Attermire Rifle Range — Settle

Jim Nelson

 JOURNAL 
 1998 
 North Craven 
 Heritage Trust 

The Volunteers

In May 1859 relations with France became strained to the point where the Secretary of State for war permitted county lieutenants to raise volunteer rifle corps. A meeting was called on 6th June 1854 at the Court House in Settle; Walter Morrison of Malham Tarn and John Birkbeck of Anley were joint secretaries and there were thirty volunteers signed up. Each was asked to pay £2-1-0 for his own grey tunic uniform and £3-8-0 for a rifle and bayonet. The rifle was a Short Enfield muzzle loader; the breech loader did not come in until 1876. Drills were held initially in the meeting room of the Joiners Arms, now Commercial Yard in Duke Street, Settle, but by 1864 Mr Morrison had provided the drill hall at the foot of Castlebergh. From early days Settle Volunteers won fame for shooting. In matches held between Skipton, Ingleton and Settle at Malham Tarn, the Morrison silver bugle came back to Settle time and time again. The Attermire range was set up in 1860 by which time there were sixty volunteers. In 1862 Settle took the top three places when shooting against the rest of Yorkshire at York. The grey uniform had changed to scarlet but when the unit transferred to the TA in 1908 khaki was introduced. This transfer made no difference to the rifle range; it was well used right up to the beginning of the first world war.

The Territorial Army

In 1906 my father, being 5'9" when he left school, had no difficulty joining the TA although he was under age. He told me many stories as a boy as I walked round Attermire with him. The highlight of the shooting season was Whit Monday when there was a full day's shoot - the Tradesman's shoot. Shops in Settle donated prizes. One of my father's valued possessions was a clock with a front like an owl, its glass eye moving as it ticked. It was won on a Whit Monday shoot, the prize donated by Mr. Yeadon, ironmonger of Duke Street.
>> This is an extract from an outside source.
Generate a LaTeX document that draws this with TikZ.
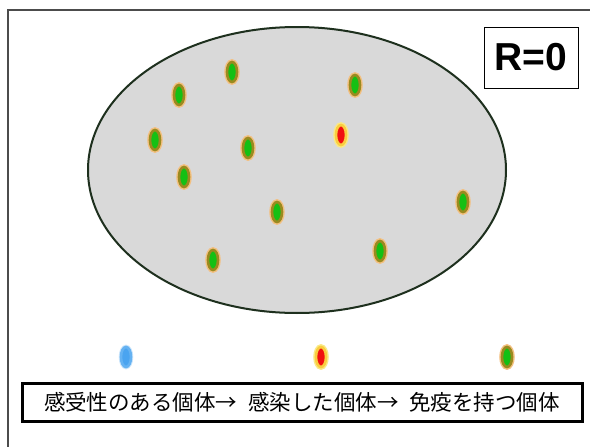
\documentclass[tikz,border=0pt]{standalone}
\usepackage{fontspec}
\setmainfont{Liberation Sans}
\newfontfamily\cjk{Noto Sans CJK JP}
\usetikzlibrary{shapes.geometric}
\definecolor{halo}{HTML}{F0B060}
\definecolor{ring}{HTML}{9A8A20}
\definecolor{gfill}{HTML}{14C014}
\definecolor{rfill}{HTML}{F01010}
\definecolor{yhalo}{HTML}{F8E050}
\definecolor{bfill}{HTML}{4AA4F0}
\definecolor{bhalo}{HTML}{A8D4F8}
\definecolor{pop}{HTML}{D9D9D9}
\definecolor{popline}{HTML}{1E301E}
\tikzset{
  dotbase/.style={ellipse, minimum width=10pt, minimum height=20pt, inner sep=0pt, line width=2.6pt},
  gdot/.style={dotbase, fill=gfill, draw=ring, preaction={draw=halo!80, line width=5.5pt}},
  rdot/.style={dotbase, fill=rfill, draw=yhalo!80!orange, preaction={draw=yhalo!70, line width=5.5pt}},
  bdot/.style={dotbase, fill=bfill, draw=bfill!85!white, preaction={draw=bhalo!60, line width=4.5pt}},
  framebox/.style={draw=black, fill=white},
}
\begin{document}
\begin{tikzpicture}[x=1pt, y=-1pt]
\useasboundingbox[fill=white] (0,0) rectangle (590,447);
% frame (top and left only)
\draw[gray!60!black, line width=1.4pt] (8,447) coordinate (fbl) -- (8,10) coordinate (ftl) -- (590,10) coordinate (ftr);
% population
\node[ellipse, draw=popline, fill=pop, line width=2pt, minimum width=418pt, minimum height=286pt, inner sep=0pt] (popu) at (297,170) {};
% R=0
\node[framebox, line width=1pt, minimum width=94pt, minimum height=61pt, inner sep=0pt, font=\bfseries\fontsize{39}{39}\selectfont] (rbox) at (531,57.5) {R=0};
% individuals
\node[gdot] (g1) at (232,72) {};
\node[gdot] (g2) at (179,95) {};
\node[gdot] (g3) at (355,85) {};
\node[gdot] (g4) at (155,140) {};
\node[gdot] (g5) at (248,148) {};
\node[rdot] (r1) at (341,135) {};
\node[gdot] (g6) at (184,177) {};
\node[gdot] (g7) at (277,212) {};
\node[gdot] (g8) at (463,202) {};
\node[gdot] (g9) at (213,260) {};
\node[gdot] (g10) at (380,251) {};
% legend dots
\node[bdot] (lb) at (126,357) {};
\node[rdot] (lr) at (321,357) {};
\node[gdot] (lg) at (507,357) {};
% legend box
\node[framebox, line width=3pt, minimum width=560pt, minimum height=38pt, inner sep=0pt, font=\cjk\fontsize{21.5}{22}\selectfont] (legend) at (302,402) {感受性のある個体→\hspace{0.5em}感染した個体→\hspace{0.5em}免疫を持つ個体};
\end{tikzpicture}
\end{document}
From the Stockdale road, to the butts at the foot of Warrendale Knotts, was half a mile. A 6' target at that range is but a speck, and very few shot at the distance. Today a keen eye can still see what remains of the shooting platforms, which were raised areas of about seven feet square at distances of 150 yds, 300 yds, 450 yds, 600 yds, 750 yds and 880 yds, the latter by the lane wall. About half way along the range by the west wall, stood a wooden hut which contained a water boiler for the refreshment.

The target end of the range consisted of a very substantial building which housed the score keepers. This was equipped with a pair of mirrors to give a periscopic view over the boundary wall along the range with the semaphore communications to the shooting positions. Two pairs of 6' dia. targets rotated on an iron axle. The score was recorded from the bottom target, the shot holes being papered over while the top target was being shot. Then the pair were reversed. Shooters drew numbers from a bag for the order of shooting so the target end only knew the number of the shooter and not his name, but for all that it was said that tricks were played between mates when one of them was on duty with the score sheet.

After the end of World War I there was no more TA at Settle and the Attermire range was silent, but 30 years later during World War II the Home Guard was issued with rifles and the range was used again. The iron plates by the ruins were used to shoot .22 in short range practice, but towards the end of the war the H.G. received some armour piercing equipment which they tried out. It proved to be very effective on the 1860 iron plates. Now some 50 years later little more than a pile of stones and bits of scrap iron mark the shooting butts, but spent bullets can still be found among the stones on Warrendale Knotts.